Retype the stretch of lines that starts at the line containing "Reproduce this chart with matplotlib." and ends at the line containing "import matplotlib.pyplot as plt", inclusive. Do not include pictures.
━━━ GIVEN ENTRIES ━━━
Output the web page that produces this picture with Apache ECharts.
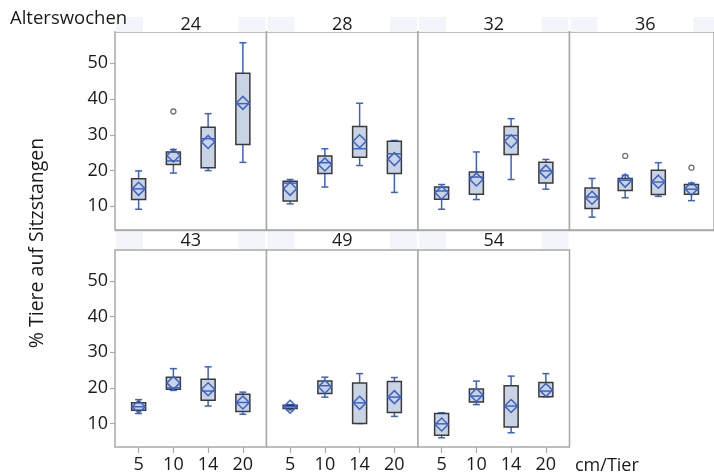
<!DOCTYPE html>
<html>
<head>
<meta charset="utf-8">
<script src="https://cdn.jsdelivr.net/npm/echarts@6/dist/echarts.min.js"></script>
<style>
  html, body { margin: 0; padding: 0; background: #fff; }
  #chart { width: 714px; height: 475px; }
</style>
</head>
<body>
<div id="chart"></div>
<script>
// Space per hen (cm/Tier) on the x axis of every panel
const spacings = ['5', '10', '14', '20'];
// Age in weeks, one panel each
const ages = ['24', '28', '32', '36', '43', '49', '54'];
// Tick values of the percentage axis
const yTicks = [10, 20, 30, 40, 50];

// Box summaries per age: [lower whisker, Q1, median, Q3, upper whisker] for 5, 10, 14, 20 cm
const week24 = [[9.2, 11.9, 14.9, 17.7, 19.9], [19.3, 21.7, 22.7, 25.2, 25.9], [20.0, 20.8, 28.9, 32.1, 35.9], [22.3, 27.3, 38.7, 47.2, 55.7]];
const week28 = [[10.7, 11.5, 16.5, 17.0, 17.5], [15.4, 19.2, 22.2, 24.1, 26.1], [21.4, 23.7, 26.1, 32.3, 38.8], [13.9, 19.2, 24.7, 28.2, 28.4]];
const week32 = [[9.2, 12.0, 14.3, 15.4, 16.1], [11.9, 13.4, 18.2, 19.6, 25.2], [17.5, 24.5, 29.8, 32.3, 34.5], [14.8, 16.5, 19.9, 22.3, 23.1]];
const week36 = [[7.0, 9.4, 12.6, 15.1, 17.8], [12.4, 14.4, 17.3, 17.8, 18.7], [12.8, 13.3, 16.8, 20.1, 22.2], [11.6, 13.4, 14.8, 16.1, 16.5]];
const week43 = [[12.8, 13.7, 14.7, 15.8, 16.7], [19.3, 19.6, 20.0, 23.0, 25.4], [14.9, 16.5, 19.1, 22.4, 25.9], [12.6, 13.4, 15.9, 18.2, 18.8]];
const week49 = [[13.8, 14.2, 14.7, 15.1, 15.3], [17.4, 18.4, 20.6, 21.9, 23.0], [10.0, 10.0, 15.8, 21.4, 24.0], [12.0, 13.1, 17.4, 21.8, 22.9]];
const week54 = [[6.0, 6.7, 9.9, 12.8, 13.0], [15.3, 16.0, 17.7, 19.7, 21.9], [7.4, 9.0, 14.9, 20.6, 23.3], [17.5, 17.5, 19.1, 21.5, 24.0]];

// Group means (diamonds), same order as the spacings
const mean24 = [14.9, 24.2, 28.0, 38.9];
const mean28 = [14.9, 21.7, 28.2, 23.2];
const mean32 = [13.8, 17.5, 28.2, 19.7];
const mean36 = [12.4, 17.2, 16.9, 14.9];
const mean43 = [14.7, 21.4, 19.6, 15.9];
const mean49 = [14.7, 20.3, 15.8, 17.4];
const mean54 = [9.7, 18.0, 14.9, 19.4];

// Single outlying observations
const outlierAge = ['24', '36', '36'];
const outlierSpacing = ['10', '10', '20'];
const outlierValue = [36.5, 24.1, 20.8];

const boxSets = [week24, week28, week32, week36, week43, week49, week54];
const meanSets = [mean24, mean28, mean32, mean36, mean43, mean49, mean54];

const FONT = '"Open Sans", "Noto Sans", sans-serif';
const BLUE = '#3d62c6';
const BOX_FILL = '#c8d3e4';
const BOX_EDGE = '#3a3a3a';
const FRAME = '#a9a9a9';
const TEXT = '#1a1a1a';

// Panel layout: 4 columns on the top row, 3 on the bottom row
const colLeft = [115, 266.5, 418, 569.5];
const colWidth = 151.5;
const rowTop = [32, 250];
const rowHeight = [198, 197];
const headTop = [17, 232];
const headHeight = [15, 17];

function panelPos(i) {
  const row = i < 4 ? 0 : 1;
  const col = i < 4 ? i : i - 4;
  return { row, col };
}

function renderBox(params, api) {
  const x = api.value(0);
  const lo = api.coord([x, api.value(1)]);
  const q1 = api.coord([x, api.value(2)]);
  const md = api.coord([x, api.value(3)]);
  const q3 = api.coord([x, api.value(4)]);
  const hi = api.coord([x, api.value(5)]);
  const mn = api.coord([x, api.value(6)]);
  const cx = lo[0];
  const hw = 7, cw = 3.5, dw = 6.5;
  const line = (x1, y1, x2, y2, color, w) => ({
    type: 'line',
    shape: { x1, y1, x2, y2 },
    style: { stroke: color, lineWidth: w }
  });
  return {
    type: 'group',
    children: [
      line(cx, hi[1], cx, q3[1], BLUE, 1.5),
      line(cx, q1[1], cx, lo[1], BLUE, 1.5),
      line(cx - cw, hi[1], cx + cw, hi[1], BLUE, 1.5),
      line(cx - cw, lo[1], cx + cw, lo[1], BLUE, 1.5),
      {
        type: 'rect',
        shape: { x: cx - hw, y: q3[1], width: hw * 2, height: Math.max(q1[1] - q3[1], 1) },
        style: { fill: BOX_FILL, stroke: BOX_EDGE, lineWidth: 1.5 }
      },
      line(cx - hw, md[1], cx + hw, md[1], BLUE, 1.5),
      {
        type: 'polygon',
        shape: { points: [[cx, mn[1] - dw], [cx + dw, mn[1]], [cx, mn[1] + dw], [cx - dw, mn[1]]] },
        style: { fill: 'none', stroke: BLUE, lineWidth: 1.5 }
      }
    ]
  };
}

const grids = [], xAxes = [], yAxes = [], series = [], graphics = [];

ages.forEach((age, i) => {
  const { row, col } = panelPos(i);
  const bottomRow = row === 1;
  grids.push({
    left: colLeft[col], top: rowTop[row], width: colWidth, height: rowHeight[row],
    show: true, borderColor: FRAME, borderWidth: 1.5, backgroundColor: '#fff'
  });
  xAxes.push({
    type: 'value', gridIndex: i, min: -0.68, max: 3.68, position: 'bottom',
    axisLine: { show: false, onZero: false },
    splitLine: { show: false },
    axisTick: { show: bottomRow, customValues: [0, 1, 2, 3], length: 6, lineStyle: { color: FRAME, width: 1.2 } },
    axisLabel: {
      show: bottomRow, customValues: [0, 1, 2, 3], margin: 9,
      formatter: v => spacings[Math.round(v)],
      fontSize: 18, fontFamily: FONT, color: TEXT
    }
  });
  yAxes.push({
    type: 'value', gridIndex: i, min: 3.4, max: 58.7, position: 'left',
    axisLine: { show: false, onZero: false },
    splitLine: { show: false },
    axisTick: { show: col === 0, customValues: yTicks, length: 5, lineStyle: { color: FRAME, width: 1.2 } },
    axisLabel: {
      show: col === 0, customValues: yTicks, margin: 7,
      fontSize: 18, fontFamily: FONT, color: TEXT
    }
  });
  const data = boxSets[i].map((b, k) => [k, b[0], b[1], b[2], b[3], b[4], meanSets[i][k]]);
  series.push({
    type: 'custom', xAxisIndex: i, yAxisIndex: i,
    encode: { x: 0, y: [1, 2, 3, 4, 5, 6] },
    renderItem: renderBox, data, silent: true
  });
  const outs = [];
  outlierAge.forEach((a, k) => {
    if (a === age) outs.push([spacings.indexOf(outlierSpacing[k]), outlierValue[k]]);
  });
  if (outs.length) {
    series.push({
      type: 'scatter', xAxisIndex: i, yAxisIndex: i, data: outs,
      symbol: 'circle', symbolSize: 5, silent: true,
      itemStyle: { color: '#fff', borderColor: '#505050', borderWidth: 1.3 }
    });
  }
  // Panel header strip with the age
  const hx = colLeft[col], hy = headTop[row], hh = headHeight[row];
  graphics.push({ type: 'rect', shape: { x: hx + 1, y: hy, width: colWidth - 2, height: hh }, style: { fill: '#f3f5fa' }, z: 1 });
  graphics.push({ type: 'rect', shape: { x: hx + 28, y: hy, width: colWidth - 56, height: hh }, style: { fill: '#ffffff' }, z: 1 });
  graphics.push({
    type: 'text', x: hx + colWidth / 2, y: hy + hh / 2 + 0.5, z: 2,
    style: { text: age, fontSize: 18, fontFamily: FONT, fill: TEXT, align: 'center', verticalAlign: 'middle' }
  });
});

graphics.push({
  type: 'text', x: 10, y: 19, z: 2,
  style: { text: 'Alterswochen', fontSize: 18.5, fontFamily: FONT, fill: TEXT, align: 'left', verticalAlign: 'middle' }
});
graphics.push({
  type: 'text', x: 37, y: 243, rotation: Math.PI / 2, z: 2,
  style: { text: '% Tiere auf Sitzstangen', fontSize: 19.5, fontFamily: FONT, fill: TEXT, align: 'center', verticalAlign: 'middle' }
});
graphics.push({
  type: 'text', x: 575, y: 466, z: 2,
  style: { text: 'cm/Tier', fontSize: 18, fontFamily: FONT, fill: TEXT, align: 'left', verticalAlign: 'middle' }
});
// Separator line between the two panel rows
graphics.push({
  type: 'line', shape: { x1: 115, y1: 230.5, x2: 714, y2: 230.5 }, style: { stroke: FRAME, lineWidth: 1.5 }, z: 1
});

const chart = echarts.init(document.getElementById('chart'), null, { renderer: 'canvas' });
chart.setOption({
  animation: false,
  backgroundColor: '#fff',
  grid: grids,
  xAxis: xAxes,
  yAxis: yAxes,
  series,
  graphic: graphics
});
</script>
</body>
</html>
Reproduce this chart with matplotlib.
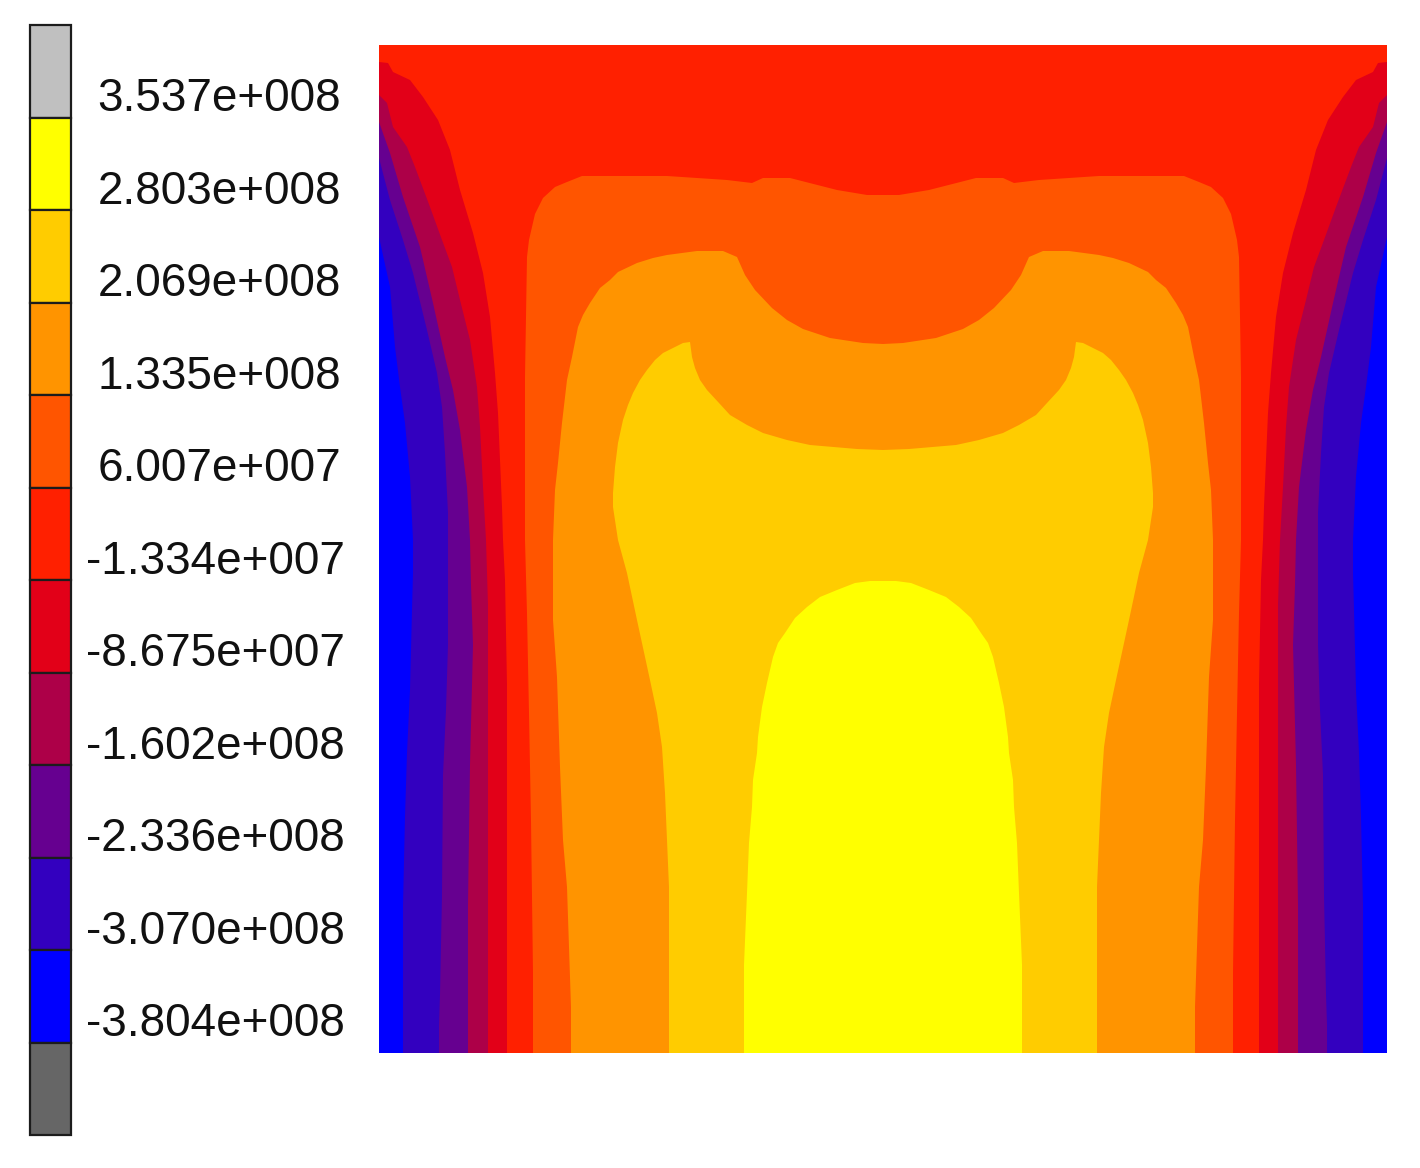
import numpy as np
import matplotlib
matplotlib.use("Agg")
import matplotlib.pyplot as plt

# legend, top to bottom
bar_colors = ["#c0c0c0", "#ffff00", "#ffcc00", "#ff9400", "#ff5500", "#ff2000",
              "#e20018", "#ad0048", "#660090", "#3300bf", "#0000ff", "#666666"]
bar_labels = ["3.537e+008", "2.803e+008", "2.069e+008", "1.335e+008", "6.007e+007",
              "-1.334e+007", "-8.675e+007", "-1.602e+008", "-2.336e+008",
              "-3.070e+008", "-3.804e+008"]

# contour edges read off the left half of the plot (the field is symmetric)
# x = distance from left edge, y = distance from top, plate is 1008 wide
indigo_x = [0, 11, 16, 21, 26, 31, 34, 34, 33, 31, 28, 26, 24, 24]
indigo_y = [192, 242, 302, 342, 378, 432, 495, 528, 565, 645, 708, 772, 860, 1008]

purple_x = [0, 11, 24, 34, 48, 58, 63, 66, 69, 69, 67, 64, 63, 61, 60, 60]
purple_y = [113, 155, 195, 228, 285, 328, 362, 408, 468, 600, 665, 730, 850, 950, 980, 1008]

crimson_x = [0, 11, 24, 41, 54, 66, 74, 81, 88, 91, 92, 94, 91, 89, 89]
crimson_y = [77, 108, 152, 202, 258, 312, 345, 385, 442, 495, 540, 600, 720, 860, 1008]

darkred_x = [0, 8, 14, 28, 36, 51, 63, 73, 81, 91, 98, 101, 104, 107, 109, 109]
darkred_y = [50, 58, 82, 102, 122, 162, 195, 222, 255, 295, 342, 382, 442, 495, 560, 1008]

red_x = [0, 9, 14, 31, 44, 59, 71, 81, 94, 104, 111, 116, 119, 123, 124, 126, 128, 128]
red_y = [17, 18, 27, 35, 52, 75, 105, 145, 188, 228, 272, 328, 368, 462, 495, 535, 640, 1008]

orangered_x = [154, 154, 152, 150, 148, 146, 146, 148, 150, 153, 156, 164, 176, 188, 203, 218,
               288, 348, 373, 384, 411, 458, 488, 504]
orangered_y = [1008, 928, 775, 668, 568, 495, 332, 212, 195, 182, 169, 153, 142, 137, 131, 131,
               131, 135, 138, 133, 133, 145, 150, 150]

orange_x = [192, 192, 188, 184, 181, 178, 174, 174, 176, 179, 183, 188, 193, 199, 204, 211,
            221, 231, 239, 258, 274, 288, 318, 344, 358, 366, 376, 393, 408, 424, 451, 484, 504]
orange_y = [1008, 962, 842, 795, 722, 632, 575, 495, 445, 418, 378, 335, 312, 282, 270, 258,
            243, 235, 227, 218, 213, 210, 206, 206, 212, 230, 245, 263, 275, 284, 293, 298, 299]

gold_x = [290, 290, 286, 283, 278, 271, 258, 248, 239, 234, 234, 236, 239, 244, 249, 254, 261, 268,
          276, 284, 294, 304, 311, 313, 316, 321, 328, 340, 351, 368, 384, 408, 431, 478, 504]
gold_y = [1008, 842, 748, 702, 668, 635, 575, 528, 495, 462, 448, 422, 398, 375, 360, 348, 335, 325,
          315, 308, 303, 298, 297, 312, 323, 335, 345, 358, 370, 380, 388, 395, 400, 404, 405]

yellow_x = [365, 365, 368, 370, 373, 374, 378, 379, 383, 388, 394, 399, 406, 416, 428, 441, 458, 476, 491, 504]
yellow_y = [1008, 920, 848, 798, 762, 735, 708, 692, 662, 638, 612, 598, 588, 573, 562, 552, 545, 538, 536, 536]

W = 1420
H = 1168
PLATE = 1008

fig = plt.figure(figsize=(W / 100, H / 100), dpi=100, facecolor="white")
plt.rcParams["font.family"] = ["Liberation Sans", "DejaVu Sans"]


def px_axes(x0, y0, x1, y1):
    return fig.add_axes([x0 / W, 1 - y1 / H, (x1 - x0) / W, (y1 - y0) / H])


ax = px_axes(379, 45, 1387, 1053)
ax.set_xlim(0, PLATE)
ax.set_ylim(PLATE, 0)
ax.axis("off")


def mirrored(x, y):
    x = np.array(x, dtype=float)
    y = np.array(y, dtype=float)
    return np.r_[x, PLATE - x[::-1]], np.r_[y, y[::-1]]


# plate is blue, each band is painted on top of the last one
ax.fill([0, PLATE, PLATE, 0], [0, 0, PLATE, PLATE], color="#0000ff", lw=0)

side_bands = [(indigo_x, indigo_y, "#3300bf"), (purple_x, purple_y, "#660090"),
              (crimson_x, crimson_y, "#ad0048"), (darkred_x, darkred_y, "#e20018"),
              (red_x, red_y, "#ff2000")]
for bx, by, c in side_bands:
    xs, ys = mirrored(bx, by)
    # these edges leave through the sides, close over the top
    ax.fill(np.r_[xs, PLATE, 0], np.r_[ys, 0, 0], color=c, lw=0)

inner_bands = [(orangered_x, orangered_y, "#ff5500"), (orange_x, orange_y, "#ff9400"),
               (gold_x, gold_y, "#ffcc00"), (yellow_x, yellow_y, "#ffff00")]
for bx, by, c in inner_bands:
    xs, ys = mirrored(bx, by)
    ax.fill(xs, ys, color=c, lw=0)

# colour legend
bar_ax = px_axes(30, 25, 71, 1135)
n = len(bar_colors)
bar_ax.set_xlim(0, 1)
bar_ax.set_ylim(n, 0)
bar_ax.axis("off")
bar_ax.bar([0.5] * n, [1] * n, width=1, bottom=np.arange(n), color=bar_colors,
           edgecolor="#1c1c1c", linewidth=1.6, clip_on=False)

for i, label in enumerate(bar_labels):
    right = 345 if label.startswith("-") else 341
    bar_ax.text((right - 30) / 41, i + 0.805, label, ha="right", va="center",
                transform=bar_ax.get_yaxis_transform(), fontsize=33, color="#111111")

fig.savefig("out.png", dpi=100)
━━━
= OUTPUT BELOW =
Reproduce this chart with matplotlib.
import numpy as np
import matplotlib
matplotlib.use("Agg")
import matplotlib.pyplot as plt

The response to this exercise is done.